** start of Data **
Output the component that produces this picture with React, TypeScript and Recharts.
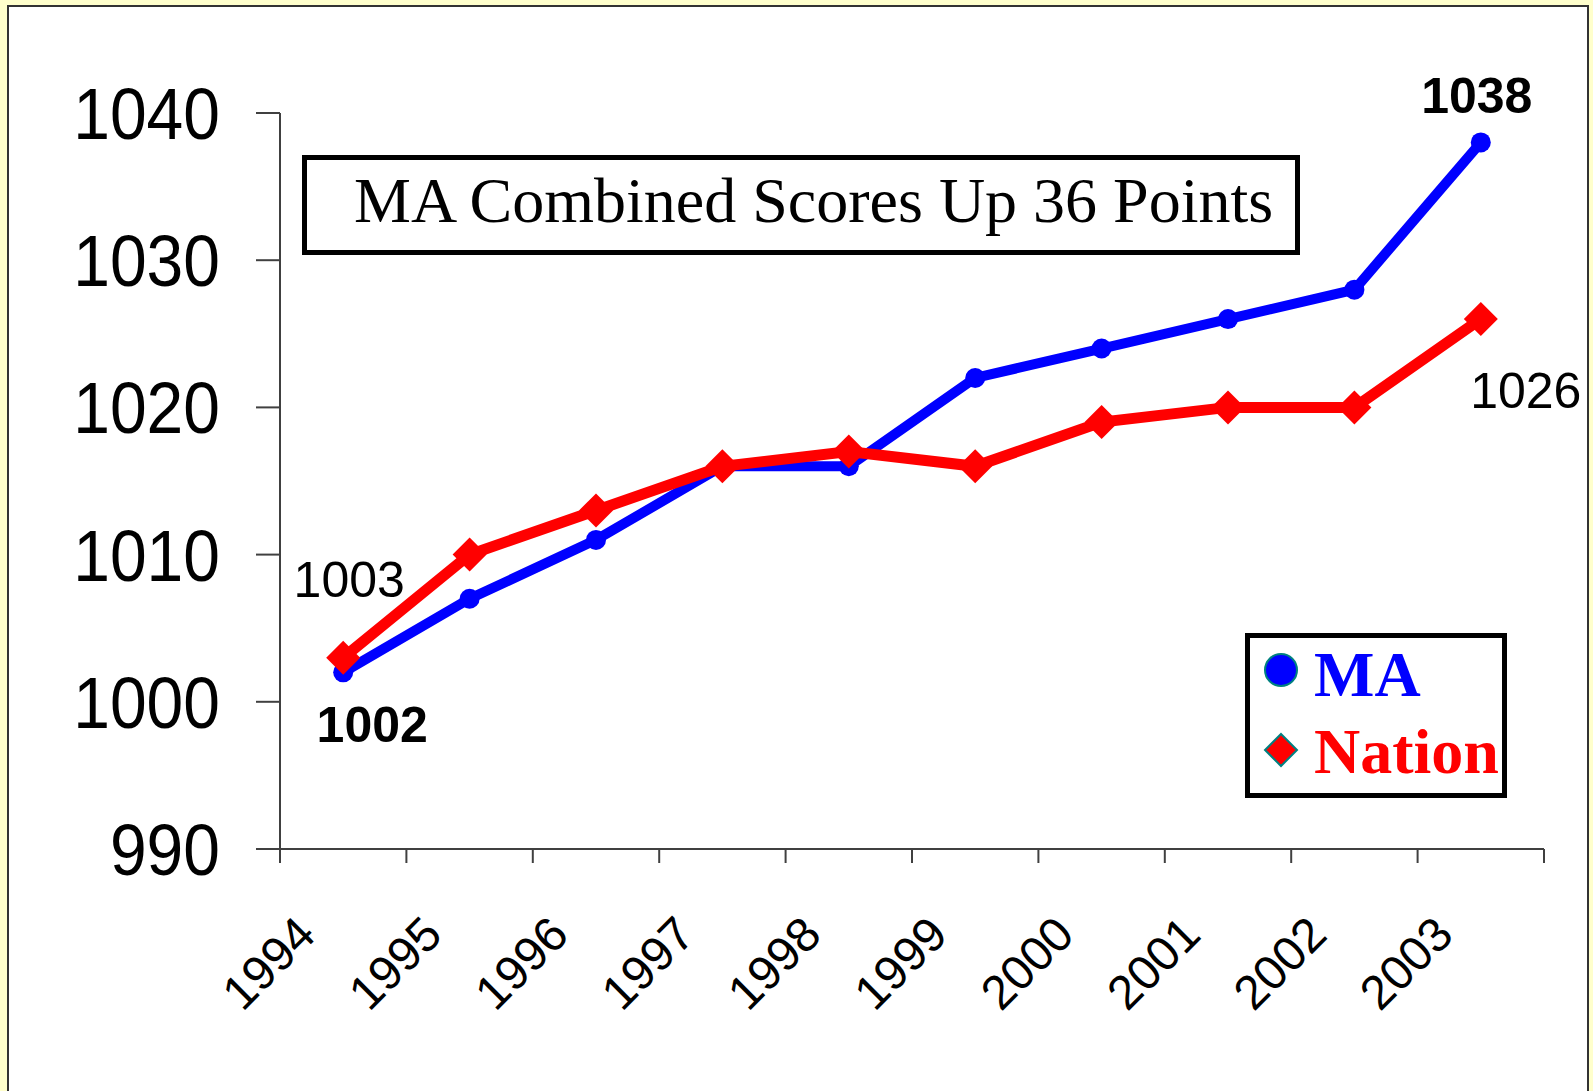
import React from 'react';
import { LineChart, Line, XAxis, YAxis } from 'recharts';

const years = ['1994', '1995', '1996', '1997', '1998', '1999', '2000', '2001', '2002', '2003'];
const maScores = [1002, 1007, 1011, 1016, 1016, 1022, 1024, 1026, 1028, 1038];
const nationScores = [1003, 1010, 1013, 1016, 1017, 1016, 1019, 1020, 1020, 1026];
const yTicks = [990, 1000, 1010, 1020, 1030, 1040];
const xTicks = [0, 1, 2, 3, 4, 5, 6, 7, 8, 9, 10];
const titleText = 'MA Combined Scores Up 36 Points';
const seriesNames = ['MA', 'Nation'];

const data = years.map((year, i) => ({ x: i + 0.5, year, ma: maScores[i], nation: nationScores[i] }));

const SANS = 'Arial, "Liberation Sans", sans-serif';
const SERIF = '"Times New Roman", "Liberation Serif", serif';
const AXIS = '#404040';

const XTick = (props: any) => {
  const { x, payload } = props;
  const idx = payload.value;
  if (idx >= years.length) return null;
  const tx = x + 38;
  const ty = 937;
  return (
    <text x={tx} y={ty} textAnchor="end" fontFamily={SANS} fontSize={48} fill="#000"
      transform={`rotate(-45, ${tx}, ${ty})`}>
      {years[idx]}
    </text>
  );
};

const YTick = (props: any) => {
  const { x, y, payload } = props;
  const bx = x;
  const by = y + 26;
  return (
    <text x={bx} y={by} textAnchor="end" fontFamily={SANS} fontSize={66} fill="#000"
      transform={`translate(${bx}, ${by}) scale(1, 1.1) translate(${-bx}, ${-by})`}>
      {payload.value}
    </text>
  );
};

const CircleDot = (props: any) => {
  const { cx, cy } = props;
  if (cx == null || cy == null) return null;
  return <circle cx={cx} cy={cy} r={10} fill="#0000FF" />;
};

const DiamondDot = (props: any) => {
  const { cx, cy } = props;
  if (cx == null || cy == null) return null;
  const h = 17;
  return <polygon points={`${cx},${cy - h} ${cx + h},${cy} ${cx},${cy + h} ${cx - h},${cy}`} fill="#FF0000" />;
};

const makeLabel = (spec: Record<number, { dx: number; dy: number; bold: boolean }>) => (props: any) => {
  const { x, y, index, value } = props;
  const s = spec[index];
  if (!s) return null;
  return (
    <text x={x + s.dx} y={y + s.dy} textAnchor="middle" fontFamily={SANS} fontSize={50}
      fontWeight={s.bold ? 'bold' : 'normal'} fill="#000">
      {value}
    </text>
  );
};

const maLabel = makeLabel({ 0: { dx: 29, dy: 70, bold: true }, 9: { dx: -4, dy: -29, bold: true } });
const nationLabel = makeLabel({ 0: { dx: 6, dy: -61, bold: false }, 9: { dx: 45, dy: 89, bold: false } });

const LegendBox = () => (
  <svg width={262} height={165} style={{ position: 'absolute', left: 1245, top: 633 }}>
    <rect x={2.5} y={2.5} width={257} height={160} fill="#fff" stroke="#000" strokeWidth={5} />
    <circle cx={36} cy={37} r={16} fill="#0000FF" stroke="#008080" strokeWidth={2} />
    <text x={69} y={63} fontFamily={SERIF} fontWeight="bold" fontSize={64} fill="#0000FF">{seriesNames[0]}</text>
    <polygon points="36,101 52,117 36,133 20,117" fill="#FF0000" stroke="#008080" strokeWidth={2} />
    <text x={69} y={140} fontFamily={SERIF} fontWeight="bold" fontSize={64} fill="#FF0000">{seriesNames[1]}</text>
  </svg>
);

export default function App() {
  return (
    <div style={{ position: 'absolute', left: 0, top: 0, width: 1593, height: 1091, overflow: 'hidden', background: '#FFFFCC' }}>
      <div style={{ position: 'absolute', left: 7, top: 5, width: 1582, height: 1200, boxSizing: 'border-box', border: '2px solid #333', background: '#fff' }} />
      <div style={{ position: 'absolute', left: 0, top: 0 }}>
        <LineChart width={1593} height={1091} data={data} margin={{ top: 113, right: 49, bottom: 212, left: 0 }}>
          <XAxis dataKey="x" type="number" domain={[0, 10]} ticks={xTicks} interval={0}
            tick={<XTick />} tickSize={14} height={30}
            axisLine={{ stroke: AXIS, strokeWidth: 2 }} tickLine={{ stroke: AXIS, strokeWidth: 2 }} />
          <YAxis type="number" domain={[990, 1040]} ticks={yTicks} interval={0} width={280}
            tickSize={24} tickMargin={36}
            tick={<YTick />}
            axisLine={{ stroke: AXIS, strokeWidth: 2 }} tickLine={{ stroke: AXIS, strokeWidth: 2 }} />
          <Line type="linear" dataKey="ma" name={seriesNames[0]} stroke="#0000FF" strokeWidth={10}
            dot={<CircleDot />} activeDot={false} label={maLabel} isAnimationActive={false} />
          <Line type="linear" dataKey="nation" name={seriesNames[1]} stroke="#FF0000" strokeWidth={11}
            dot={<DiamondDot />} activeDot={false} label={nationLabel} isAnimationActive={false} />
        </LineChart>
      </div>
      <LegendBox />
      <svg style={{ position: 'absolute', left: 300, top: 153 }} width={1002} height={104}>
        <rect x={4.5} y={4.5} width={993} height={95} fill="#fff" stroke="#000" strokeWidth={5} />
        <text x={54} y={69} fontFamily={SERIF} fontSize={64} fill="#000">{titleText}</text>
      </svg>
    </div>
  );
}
** end of Data **
* [Task]: Exactly as written, please give again the lines from the beginning of the listing through the line containing "const data = years.map((year, i)", inclusive, without any pictures.

* [Result below]:
Output the component that produces this picture with React, TypeScript and Recharts.
import React from 'react';
import { LineChart, Line, XAxis, YAxis } from 'recharts';

const years = ['1994', '1995', '1996', '1997', '1998', '1999', '2000', '2001', '2002', '2003'];
const maScores = [1002, 1007, 1011, 1016, 1016, 1022, 1024, 1026, 1028, 1038];
const nationScores = [1003, 1010, 1013, 1016, 1017, 1016, 1019, 1020, 1020, 1026];
const yTicks = [990, 1000, 1010, 1020, 1030, 1040];
const xTicks = [0, 1, 2, 3, 4, 5, 6, 7, 8, 9, 10];
const titleText = 'MA Combined Scores Up 36 Points';
const seriesNames = ['MA', 'Nation'];

const data = years.map((year, i) => ({ x: i + 0.5, year, ma: maScores[i], nation: nationScores[i] }));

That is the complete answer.